Nel processo parlamentare è stata apertamente rinfacciata al nuovo presidente del consiglio la sua provenienza extraparlamentare. Si sono visti pezzi da novanta che siedono nei Palazzi da quando avevano i calzoncini corti e i calzini arrotolati alle caviglie, esprimere disgusto per le mani in tasca che il neopresidente si consentiva mentre esponeva le proprie intenzioni  programmatiche. Soprattutto si è compreso che nel corpaccio del Pd è tutt’altro che digerita l’affermazione di Renzi nelle primarie di partito e, invece, si è già prontissimi a sottrargli la segreteria per riequilibrare ciò che è apparso, sinora, veramente rottamato: il presunto primato antropologico di una classe politicante che viene da lontano, pensava di restare in cima ai pensieri del «popolo» chissà sino a quando  e che, invece, col governo Leopolda, è il primo soggetto a dover cambiare verso radicalmente. L’assurdo è che l’ircocervo piddino si candida unito nella lotta ad una tale umiliante sopravvivenza adducendo che solo uno stato di necessità ha reso il governo appena votato come l’ultima trincea per evitare qualsiasi mutamento ideale e comportamentale.

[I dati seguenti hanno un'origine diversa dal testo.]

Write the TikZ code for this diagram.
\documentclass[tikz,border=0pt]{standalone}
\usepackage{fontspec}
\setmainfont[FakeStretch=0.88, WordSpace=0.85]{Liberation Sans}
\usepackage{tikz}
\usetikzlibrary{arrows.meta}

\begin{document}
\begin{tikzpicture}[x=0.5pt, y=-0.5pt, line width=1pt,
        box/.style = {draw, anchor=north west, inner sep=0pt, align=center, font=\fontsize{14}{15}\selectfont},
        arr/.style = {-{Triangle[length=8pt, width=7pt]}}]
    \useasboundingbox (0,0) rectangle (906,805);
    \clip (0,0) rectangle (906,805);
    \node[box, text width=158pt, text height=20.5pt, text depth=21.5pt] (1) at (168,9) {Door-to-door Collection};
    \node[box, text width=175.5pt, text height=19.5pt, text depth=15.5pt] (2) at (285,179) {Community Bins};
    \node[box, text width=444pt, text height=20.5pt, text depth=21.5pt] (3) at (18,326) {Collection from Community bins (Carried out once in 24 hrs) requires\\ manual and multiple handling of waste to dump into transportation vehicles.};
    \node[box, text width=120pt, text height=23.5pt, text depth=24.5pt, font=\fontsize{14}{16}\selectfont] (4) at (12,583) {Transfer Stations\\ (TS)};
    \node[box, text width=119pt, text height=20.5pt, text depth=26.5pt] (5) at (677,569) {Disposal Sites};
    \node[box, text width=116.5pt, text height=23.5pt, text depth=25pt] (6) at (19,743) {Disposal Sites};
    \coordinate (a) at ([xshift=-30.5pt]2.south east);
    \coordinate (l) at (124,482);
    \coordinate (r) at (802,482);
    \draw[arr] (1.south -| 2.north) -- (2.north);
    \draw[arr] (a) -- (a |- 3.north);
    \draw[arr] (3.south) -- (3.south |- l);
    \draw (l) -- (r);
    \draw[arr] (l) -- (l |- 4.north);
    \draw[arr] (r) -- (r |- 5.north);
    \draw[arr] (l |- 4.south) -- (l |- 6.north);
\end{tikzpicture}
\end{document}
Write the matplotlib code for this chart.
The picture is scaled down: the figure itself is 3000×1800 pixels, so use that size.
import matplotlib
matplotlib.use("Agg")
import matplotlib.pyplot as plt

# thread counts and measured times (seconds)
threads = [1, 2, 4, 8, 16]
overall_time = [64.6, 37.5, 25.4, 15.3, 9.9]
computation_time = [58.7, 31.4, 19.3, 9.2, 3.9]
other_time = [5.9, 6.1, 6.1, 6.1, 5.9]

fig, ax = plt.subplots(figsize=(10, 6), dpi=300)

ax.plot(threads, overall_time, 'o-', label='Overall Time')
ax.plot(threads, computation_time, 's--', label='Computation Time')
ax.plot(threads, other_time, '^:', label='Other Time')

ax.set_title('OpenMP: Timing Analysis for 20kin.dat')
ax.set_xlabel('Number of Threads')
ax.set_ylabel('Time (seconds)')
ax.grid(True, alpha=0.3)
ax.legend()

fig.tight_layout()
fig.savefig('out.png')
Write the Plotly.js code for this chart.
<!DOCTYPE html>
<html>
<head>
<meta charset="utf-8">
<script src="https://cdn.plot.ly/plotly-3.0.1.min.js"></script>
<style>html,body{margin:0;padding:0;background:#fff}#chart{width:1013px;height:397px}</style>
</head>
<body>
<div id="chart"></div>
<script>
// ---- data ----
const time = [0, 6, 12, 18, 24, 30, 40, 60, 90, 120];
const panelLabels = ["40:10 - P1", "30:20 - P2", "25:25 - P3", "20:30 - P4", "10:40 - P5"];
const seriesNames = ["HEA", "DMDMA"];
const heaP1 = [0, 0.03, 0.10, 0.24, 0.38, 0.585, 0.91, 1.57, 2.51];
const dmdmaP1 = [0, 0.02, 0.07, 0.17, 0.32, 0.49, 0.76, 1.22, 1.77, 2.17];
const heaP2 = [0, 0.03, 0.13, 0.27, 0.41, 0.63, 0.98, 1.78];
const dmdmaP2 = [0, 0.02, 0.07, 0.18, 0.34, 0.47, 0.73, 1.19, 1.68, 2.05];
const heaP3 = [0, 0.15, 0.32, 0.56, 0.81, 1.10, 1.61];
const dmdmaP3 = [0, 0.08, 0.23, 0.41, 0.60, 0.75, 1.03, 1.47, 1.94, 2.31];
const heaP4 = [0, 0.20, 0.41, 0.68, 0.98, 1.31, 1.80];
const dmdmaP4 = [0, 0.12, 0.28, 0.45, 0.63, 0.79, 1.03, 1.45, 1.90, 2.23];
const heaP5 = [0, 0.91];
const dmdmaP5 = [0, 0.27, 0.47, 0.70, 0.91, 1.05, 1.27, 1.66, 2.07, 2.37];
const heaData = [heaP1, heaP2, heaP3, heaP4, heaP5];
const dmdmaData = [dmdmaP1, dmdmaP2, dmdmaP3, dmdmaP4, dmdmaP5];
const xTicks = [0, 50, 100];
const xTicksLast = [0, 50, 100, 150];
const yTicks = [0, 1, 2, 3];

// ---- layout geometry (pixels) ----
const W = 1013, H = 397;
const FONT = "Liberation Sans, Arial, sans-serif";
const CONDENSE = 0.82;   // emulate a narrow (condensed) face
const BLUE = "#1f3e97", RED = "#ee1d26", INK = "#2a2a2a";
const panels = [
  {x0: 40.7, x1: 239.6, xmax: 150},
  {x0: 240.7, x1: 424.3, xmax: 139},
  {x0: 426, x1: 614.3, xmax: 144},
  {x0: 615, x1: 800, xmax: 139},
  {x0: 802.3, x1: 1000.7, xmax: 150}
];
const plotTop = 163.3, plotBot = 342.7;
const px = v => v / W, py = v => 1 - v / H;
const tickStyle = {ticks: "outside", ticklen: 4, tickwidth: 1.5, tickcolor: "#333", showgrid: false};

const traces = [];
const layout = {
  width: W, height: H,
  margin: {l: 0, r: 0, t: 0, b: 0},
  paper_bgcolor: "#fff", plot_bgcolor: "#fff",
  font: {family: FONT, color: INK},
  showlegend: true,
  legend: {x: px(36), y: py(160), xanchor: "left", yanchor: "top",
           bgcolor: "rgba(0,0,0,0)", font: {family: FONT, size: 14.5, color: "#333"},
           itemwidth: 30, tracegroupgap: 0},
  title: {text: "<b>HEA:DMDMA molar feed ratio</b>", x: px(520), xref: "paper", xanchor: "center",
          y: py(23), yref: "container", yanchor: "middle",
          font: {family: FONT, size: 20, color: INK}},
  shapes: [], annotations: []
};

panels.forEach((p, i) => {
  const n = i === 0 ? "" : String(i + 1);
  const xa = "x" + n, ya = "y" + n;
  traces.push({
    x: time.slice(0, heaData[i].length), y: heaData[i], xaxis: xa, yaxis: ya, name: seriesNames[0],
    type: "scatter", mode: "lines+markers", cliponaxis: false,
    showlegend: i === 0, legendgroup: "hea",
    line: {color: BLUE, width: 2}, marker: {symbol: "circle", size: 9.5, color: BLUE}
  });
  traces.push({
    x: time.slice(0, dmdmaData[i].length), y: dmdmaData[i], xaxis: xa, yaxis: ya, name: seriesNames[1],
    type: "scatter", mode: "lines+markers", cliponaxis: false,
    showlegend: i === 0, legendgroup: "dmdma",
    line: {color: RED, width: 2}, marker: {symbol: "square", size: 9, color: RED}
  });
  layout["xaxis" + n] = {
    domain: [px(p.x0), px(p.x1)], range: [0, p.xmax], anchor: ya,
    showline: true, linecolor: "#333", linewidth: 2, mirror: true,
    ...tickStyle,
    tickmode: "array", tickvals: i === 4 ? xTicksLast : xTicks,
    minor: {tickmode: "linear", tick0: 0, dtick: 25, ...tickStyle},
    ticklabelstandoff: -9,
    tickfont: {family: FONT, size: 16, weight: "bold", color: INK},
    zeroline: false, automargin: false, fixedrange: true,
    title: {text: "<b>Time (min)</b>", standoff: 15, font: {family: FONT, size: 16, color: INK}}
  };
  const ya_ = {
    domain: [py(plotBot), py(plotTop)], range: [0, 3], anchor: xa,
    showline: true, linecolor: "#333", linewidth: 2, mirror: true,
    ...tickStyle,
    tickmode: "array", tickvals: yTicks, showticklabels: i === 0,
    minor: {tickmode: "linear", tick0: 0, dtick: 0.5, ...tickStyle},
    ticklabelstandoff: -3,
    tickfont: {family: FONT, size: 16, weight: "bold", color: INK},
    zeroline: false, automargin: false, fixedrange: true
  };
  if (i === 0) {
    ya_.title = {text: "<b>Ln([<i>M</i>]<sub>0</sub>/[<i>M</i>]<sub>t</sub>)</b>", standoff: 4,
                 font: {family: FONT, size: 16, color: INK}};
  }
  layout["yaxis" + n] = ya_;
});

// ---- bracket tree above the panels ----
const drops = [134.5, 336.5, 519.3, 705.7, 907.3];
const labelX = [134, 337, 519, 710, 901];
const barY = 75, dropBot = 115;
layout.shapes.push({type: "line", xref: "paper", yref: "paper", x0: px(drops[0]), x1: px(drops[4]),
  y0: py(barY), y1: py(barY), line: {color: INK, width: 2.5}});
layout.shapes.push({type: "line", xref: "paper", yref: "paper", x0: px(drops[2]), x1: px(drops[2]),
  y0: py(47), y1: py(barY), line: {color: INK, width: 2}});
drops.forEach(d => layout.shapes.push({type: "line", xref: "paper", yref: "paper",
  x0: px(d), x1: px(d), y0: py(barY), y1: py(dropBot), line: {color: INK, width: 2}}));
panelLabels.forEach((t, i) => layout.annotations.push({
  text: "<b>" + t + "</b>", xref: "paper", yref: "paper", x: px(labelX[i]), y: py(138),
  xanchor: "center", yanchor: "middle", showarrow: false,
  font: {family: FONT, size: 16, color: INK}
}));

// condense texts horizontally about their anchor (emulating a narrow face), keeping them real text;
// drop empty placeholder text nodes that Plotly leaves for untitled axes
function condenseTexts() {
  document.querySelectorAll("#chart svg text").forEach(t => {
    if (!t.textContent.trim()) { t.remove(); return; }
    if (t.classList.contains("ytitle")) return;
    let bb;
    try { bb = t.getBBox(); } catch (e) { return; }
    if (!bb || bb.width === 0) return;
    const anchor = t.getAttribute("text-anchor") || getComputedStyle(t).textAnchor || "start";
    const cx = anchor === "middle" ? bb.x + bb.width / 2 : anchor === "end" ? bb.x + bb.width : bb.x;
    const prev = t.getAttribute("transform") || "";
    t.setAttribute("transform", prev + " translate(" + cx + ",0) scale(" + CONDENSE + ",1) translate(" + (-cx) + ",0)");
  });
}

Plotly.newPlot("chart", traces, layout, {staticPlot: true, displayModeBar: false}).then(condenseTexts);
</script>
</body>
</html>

Gli stessi giornali che hanno visto in Renzi l’uomo della provvidenza senza pudore verso un passato che non andrebbe mai dimenticato, ora cincischiano nel giudicare Renzi un giovanotto di buona volontà, ottimo comunicatore, politicamente acerbo e, dunque, immaturamente esposto ai mutevoli umori di corporazioni che improvvisamente si rendono conto che lo Stato è qualcosa di più impegnativo dei loro contraddittori desideri e nessun mago Merlino può liberarlo dall’enorme dissesto in cui ora esso si trova per eccesso di ideologismo ottocentesco e per una burocratizzazione estrema da socialismo realizzato.

Adesso ci si accorge che, almeno da un anno a questa parte, si è continuato ad errare ritenendosi invece su una “linea giusta”; e se ne attribuisce la colpa ad un ragazzotto ambizioso che, invero, da anni andava dicendo che la linea del Pd era tutta storta, ingiusta, meritevole di rottamazione. Adesso lo si vota perché non vi sono altre alternative; e tuttavia si rimprovera a Renzi d’essere un uomo solo che, senza di loro, non ha futuro. Ma loro, i tanti che vantano di comporre la maggiore adunanza di popolo che esisterebbe in Italia, non hanno dato a Renzi una fiducia assoluta, bensì soltanto temporanea, transitoria, non indicando neppure i contorni eterei di una eventuale alternativa. È in quel vaso di creta, colmo di serpenti velenosi chiamato Pd, che occorre, invece, cercare di vedere se esista ancora qualcosa di serio: anche a costo di farlo implodere  e di smettere di considerare la politica italiana come cosa propria.